See, low budget films do work! Like Crazy schools other romantic films on what they should all be: cute and sweet but also frustrating and nerve-wracking. Felicity Jones is absolutely fantastic here, she stars as a British girl who falls in love with an American, Jacob, while in college. On a whim, she overstays her visa to be with him, and then return to England to face the consequences. The intimacy this film explores really distinguishes it from others and makes for an authentic experience, as it is based on its writer/director's own 8-year long-distance relationship. A great option if you're in the mood for the type of suspense that pulls at your heartstrings.
What goes well with a love story? Creative architecture. Columbus the movie is such a great and genuine exploration of this idea, filmed in Columbus the city - a weird experimental hub for architecture that actually exists in real life! After his architect father goes into a coma, Jin (John Cho), a Korean-born man finds himself stuck in Columbus without a foreseeable end. In Korean tradition when a parent dies, the son should be in the same place physically otherwise they can't mourn. While waiting to see what will happen to his father he meets Casey (Haley Lu Richardson), an aspiring architect herself, who's also stuck in Columbus because of her mother. This is a beautiful movie with real-life issues and situations, to be especially appreciated by viewers who don't mind a slow narrative in exchange for a meticulously-crafted movie.
The movie starts with Professor John Oldman packing his things to leave and start a new life. He invites his friends to say goodbye and decides to reveal the reason for his departure. The starting point of the narration is a simple question asked by Oldman to his friends: what would a man from the upper paleolithic look like if he had survived until the present day? As scientists, the protagonists play his game and investigate the question, not knowing whether the story is a bad joke or a genuine narration. One of the best movies I've watched and definitely one of the most under-rated.

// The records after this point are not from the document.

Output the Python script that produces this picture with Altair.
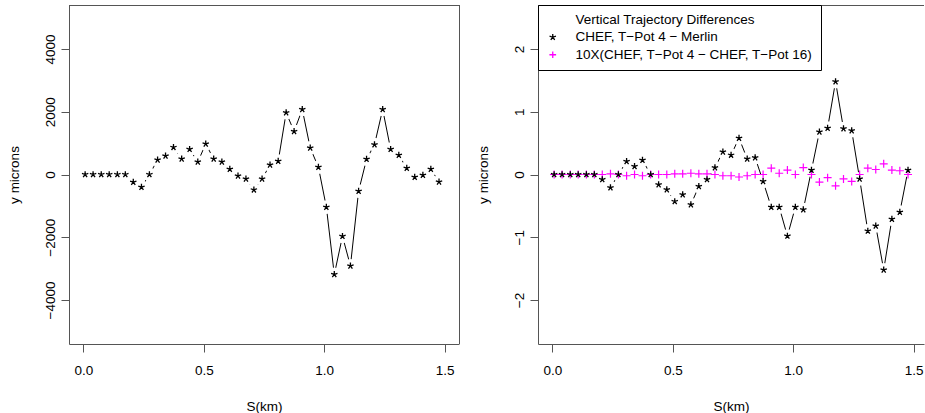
import altair as alt
import pandas as pd

# ---------------- data ----------------
s_km = [0.007, 0.040, 0.074, 0.107, 0.141, 0.174, 0.207, 0.241, 0.274, 0.308,
        0.341, 0.374, 0.408, 0.441, 0.475, 0.508, 0.541, 0.575, 0.608, 0.642,
        0.675, 0.708, 0.742, 0.775, 0.809, 0.842, 0.875, 0.909, 0.942, 0.976,
        1.009, 1.042, 1.076, 1.109, 1.143, 1.176, 1.209, 1.243, 1.276, 1.310,
        1.343, 1.376, 1.410, 1.443, 1.477]

left_microns = [0, 0, 0, 0, 0, 0, -244, -403, 0, 467,
                593, 867, 497, 804, 402, 974, 497, 402, 169, -42,
                -138, -487, -138, 307, 423, 1968, 1375, 2074, 846, 233,
                -1037, -3185, -1968, -2910, -529, 487, 952, 2074, 804, 614,
                201, -85, -21, 169, -233]

merlin_diff = [0, 0, 0, 0, 0, 0, -0.08, -0.21, 0, 0.21,
               0.13, 0.23, 0, -0.16, -0.24, -0.43, -0.32, -0.48, -0.19, -0.08,
               0.11, 0.36, 0.31, 0.58, 0.25, 0.27, -0.11, -0.52, -0.52, -0.98,
               -0.52, -0.56, 0.07, 0.68, 0.74, 1.48, 0.73, 0.70, -0.07, -0.90,
               -0.82, -1.52, -0.71, -0.60, 0.07]

tpot_diff_x10 = [0, 0, 0, 0, 0, 0, 0, 0.01, 0, -0.02,
                 0, -0.02, 0, 0, 0, 0.01, 0.01, 0.02, 0.01, 0.01,
                 0, -0.02, -0.02, -0.04, -0.02, 0, 0, 0.10, 0.02, 0.07,
                 0, 0.11, 0, -0.12, -0.05, -0.18, -0.07, -0.11, 0, 0.10,
                 0.08, 0.17, 0.07, 0.06, 0]

x_ticks = [0.0, 0.5, 1.0, 1.5]
left_y_ticks = [-4000, -2000, 0, 2000, 4000]
right_y_ticks = [-2, -1, 0, 1, 2]

legend_entries = ["Vertical Trajectory Differences",
                  "CHEF, T\u2212Pot 4 \u2212 Merlin",
                  "10X(CHEF, T\u2212Pot 4 \u2212 CHEF, T\u2212Pot 16)"]

# ---------------- styling ----------------
FONT = "Liberation Sans"
FS = 13.5
FRAME = "#555555"
STAR = "M0,0L0,-1M0,0L0.951,-0.309M0,0L0.588,0.809M0,0L-0.588,0.809M0,0L-0.951,-0.309"
PLUS = "M-1,0L1,0M0,-1L0,1"
entry_colors = ["white", "black", "#ff00ff"]
entry_shapes = ["circle", STAR, PLUS]

W_L, W_R, H = 390, 386, 339
GAP = 79
PX_PER_KM = W_L / 1.62
x_dom_left = [-0.06, 1.56]
x_dom_right = [-0.06, -0.06 + W_R / PX_PER_KM]

left_df = pd.DataFrame({"s": s_km, "y": left_microns})
black_df = pd.DataFrame({"s": s_km, "y": merlin_diff, "series": legend_entries[1]})
mag_df = pd.DataFrame({"s": s_km, "y": tpot_diff_x10, "series": legend_entries[2]})
one = pd.DataFrame({"k": [0]})


def x_axis():
    return alt.Axis(values=x_ticks, format=".1f", title="S(km)", grid=False,
                    domain=True, domainColor=FRAME, tickColor=FRAME, tickSize=8,
                    labelFont=FONT, labelFontSize=FS, labelColor="black",
                    labelBaseline="alphabetic", labelPadding=22, labelFlush=False,
                    labelOverlap=False,
                    titleFont=FONT, titleFontSize=FS, titleFontWeight="normal",
                    titleColor="black", titleY=66, titleBaseline="alphabetic")


def y_axis(vals):
    return alt.Axis(values=vals, format="d", title="y microns", grid=False,
                    domain=True, domainColor=FRAME, tickColor=FRAME, tickSize=8,
                    labelFont=FONT, labelFontSize=FS, labelColor="black",
                    labelAngle=270, labelAlign="center", labelBaseline="alphabetic",
                    labelPadding=7, labelOverlap=False, labelFlush=False,
                    titleFont=FONT, titleFontSize=FS, titleFontWeight="normal",
                    titleColor="black", titleAngle=270, titleX=-51, titleY=H / 2,
                    titleAlign="center", titleBaseline="alphabetic")


# ---------------- left panel ----------------
xl = alt.X("s:Q", scale=alt.Scale(domain=x_dom_left, nice=False, zero=False), axis=x_axis())
yl = alt.Y("y:Q", scale=alt.Scale(domain=[-5400, 5400], nice=False, zero=False),
           axis=y_axis(left_y_ticks))

l_line = alt.Chart(left_df).mark_line(color="black", strokeWidth=1).encode(x=xl, y=yl)
l_gap = alt.Chart(left_df).mark_point(filled=True, color="white", opacity=1,
                                      size=190, strokeWidth=0).encode(x=xl, y=yl)
l_pts = alt.Chart(left_df).mark_point(filled=False, color="black", opacity=1, size=45,
                                      strokeWidth=1.3, shape=STAR).encode(x=xl, y=yl)
l_top = alt.Chart(one).mark_rule(color=FRAME, strokeWidth=1).encode(
    x=alt.value(0), x2=alt.value(W_L + 0.5), y=alt.value(0.5))
l_right = alt.Chart(one).mark_rule(color=FRAME, strokeWidth=1).encode(
    x=alt.value(W_L + 0.5), y=alt.value(0), y2=alt.value(H))

left = alt.layer(l_line, l_gap, l_pts, l_top, l_right).properties(width=W_L, height=H)

# ---------------- right panel ----------------
xr = alt.X("s:Q", scale=alt.Scale(domain=x_dom_right, nice=False, zero=False), axis=x_axis())
yr = alt.Y("y:Q", scale=alt.Scale(domain=[-2.7, 2.7], nice=False, zero=False),
           axis=y_axis(right_y_ticks))

legend = alt.Legend(orient="none", legendX=W_L + GAP, legendY=0, title=None, padding=8,
                    strokeColor="black", fillColor="white",
                    labelFont=FONT, labelFontSize=FS, labelColor="black",
                    labelOffset=16, labelLimit=400, rowPadding=2.5,
                    symbolSize=45, symbolStrokeWidth=1.3)
color_enc = alt.Color("series:N", scale=alt.Scale(domain=legend_entries, range=entry_colors),
                      legend=legend)
shape_enc = alt.Shape("series:N", scale=alt.Scale(domain=legend_entries, range=entry_shapes),
                      legend=legend)

r_line = alt.Chart(black_df).mark_line(color="black", strokeWidth=1).encode(x=xr, y=yr)
r_gap = alt.Chart(black_df).mark_point(filled=True, color="white", opacity=1,
                                       size=190, strokeWidth=0).encode(x=xr, y=yr)
r_plus = alt.Chart(mag_df).mark_point(filled=False, opacity=1, size=64,
                                      strokeWidth=1.2).encode(x=xr, y=yr, color=color_enc,
                                                              shape=shape_enc)
r_star = alt.Chart(black_df).mark_point(filled=False, opacity=1, size=45,
                                        strokeWidth=1.3).encode(x=xr, y=yr, color=color_enc,
                                                                shape=shape_enc)
r_top = alt.Chart(one).mark_rule(color=FRAME, strokeWidth=1).encode(
    x=alt.value(0), x2=alt.value(W_R), y=alt.value(0.5))

right = alt.layer(r_line, r_gap, r_plus, r_star, r_top).properties(width=W_R, height=H)

chart = alt.hconcat(left, right, spacing=GAP, bounds="flush").properties(
    padding={"left": 7, "top": 4, "right": 0, "bottom": 0},
    background="white",
).configure_view(strokeWidth=0)

chart.save("out.html", embed_options={"renderer": "svg", "actions": False})
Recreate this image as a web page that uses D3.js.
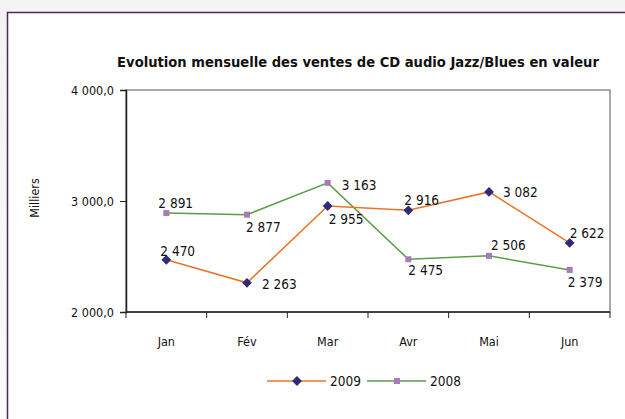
<!DOCTYPE html>
<html>
<head>
<meta charset="utf-8">
<script src="https://cdn.jsdelivr.net/npm/d3@7"></script>
<style>
  body { margin: 0; background: #fff; }
  svg { display: block; }
  text { font-family: "DejaVu Sans Condensed", "Liberation Sans Narrow", sans-serif; fill: #111; }
  .axis path, .axis line { stroke: #222; }
</style>
</head>
<body>
<div id="chart"></div>
<script>
var months = ["Jan", "Fév", "Mar", "Avr", "Mai", "Jun"];
var ventes2009 = [2470, 2263, 2955, 2916, 3082, 2622];
var ventes2008 = [2891, 2877, 3163, 2475, 2506, 2379];
var yTicks = [2000, 3000, 4000];
var seriesNames = ["2009", "2008"];

// where each value label sits relative to its point (dx, dy to baseline)
var offsets2009 = [[-6, -4], [15, 6], [1, 18], [-4, -5], [14, 5], [0, -5]];
var offsets2008 = [[-8, -5], [-1, 17], [14, 7], [0, 16], [2, -6], [-2, 17]];

var W = 625, H = 419;
var margin = {top: 90, right: 15, bottom: 107, left: 126},
    width = W - margin.left - margin.right,
    height = H - margin.top - margin.bottom;

var root = d3.select("#chart").append("svg")
    .attr("width", W)
    .attr("height", H);

// faint grey surround + frame
var grad = root.append("defs").append("linearGradient")
    .attr("id", "bg").attr("x1", 0).attr("y1", 0).attr("x2", 0).attr("y2", 1);
grad.append("stop").attr("offset", "0").attr("stop-color", "#f3f3f3");
grad.append("stop").attr("offset", "1").attr("stop-color", "#fafafa");
root.append("rect").attr("width", W).attr("height", H).attr("fill", "url(#bg)");
root.append("rect")
    .attr("x", 7.5).attr("y", 12.5)
    .attr("width", W).attr("height", H)
    .attr("fill", "#fff")
    .attr("stroke", "#4a2a5e")
    .attr("stroke-width", 1.5);

root.append("text")
    .attr("x", 358).attr("y", 67)
    .attr("text-anchor", "middle")
    .attr("font-size", 14.6)
    .attr("font-weight", "bold")
    .text("Evolution mensuelle des ventes de CD audio Jazz/Blues en valeur");

var svg = root.append("g")
    .attr("transform", "translate(" + margin.left + "," + margin.top + ")");

var x = d3.scaleBand()
    .domain(months)
    .range([0, width]);

var y = d3.scaleLinear()
    .domain([2000, 4000])
    .range([height, 0]);

var fmt = function(v) { return d3.format(",.1f")(v).replace(",", " ").replace(".", ","); };

// plot box
svg.append("rect")
    .attr("width", width).attr("height", height)
    .attr("fill", "none")
    .attr("stroke", "#555")
    .attr("stroke-width", 1);

svg.append("g")
    .attr("class", "axis")
    .call(d3.axisLeft(y).tickValues(yTicks).tickFormat(fmt).tickSize(6).tickPadding(6))
    .call(function(g) {
        g.select(".domain").attr("stroke-width", 1.5);
        g.selectAll("text").attr("font-size", 12.5).attr("fill", "#111");
    });

// x axis: ticks sit on the band edges
var xAxis = svg.append("g")
    .attr("class", "axis")
    .attr("transform", "translate(0," + height + ")");
xAxis.append("line")
    .attr("x1", 0).attr("x2", width)
    .attr("stroke", "#222").attr("stroke-width", 1.5);
xAxis.selectAll(".edge")
    .data(months.concat(["end"]))
    .enter().append("line")
    .attr("x1", function(d, i) { return i * x.bandwidth(); })
    .attr("x2", function(d, i) { return i * x.bandwidth(); })
    .attr("y1", 0).attr("y2", 6)
    .attr("stroke", "#222");
xAxis.selectAll(".lab")
    .data(months)
    .enter().append("text")
    .attr("x", function(d) { return x(d) + x.bandwidth() / 2; })
    .attr("y", 34)
    .attr("text-anchor", "middle")
    .attr("font-size", 12.5)
    .text(function(d) { return d; });

root.append("text")
    .attr("transform", "translate(39,198) rotate(-90)")
    .attr("text-anchor", "middle")
    .attr("font-size", 12.5)
    .text("Milliers");

var cx = function(d, i) { return x(months[i]) + x.bandwidth() / 2; };
var line = d3.line()
    .x(function(d, i) { return cx(d, i); })
    .y(function(d) { return y(d); });

var num = function(v) { return d3.format(",")(v).replace(",", " "); };

var series = [
    {name: seriesNames[0], values: ventes2009, line: "#e8742a", mark: "#2e2a78", rot: 45, size: 48, off: offsets2009},
    {name: seriesNames[1], values: ventes2008, line: "#5a9e46", mark: "#a87ab6", rot: 0, size: 36, off: offsets2008}
];

series.slice().reverse().forEach(function(s) {
    svg.append("path")
        .datum(s.values)
        .attr("fill", "none")
        .attr("stroke", s.line)
        .attr("stroke-width", 1.5)
        .attr("d", line);
});

series.forEach(function(s) {
    svg.selectAll(null)
        .data(s.values)
        .enter().append("path")
        .attr("transform", function(d, i) { return "translate(" + cx(d, i) + "," + y(d) + ") rotate(" + s.rot + ")"; })
        .attr("d", d3.symbol().type(d3.symbolSquare).size(s.size))
        .attr("fill", s.mark);

    svg.selectAll(null)
        .data(s.values)
        .enter().append("text")
        .attr("x", function(d, i) { return cx(d, i) + s.off[i][0]; })
        .attr("y", function(d, i) { return y(d) + s.off[i][1]; })
        .attr("font-size", 13.5)
        .text(function(d) { return num(d); });
});

// legend
var legend = root.append("g").attr("transform", "translate(267,381)");
series.forEach(function(s, i) {
    var g = legend.append("g").attr("transform", "translate(" + (i * 100) + ",0)");
    g.append("line").attr("x1", 0).attr("x2", 59).attr("stroke", s.line).attr("stroke-width", 1.5);
    g.append("path")
        .attr("transform", "translate(30,0) rotate(" + s.rot + ")")
        .attr("d", d3.symbol().type(d3.symbolSquare).size(s.size))
        .attr("fill", s.mark);
    g.append("text").attr("x", 63).attr("y", 5).attr("font-size", 13.5).text(s.name);
});
</script>
</body>
</html>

One of the most original time-travel thrillers since 12 Monkeys. A brilliant subversion of the Time Paradox trope, with enough plot twists to keep you entertained until well after the movie is finished. Predestination is an amazing movie with great performances from Ethan Hawke and Sarah Snook. It's a movie that will feel like Inception, when it comes to messing with your mind and barely anyone has heard of it. It is highly underrated and unknown, sadly.
Moon is a sci-fi movie that doesn’t care that it’s a sci-fi movie. It’s not about space exploration or aliens. It’s about a man struggling to understand what and who he is and the dehumanizing effect of industrialization. Moon leaves you with a pit in your stomach and an incredible feeling of melancholy. It is perfectly acted by Sam Rockwell and the voice of Kevin Spacey. Moon keeps you guessing and deeply enthralled. A true masterpiece I would recommend to anyone, whether they are sci-fi nerds or just movie lovers.
A unique movie about a near-future society obsessed with couples; viewing couples as the norm, as opposed to single people who are viewed as unproductive and undesirable. In that way, the film shows David (Colin Farrell), a newly single person who is transferred to the Hotel, a place where single people have just 45 days to find a suitable mate, and if they fail, they would be transformed into animals of their choice. While the film’s original premise may not be everyone’s cup of tea, The Lobster will prove a goldmine for people who are into a Kafkaesque, absurdist mentality, or anyone looking for an idea-driven experience.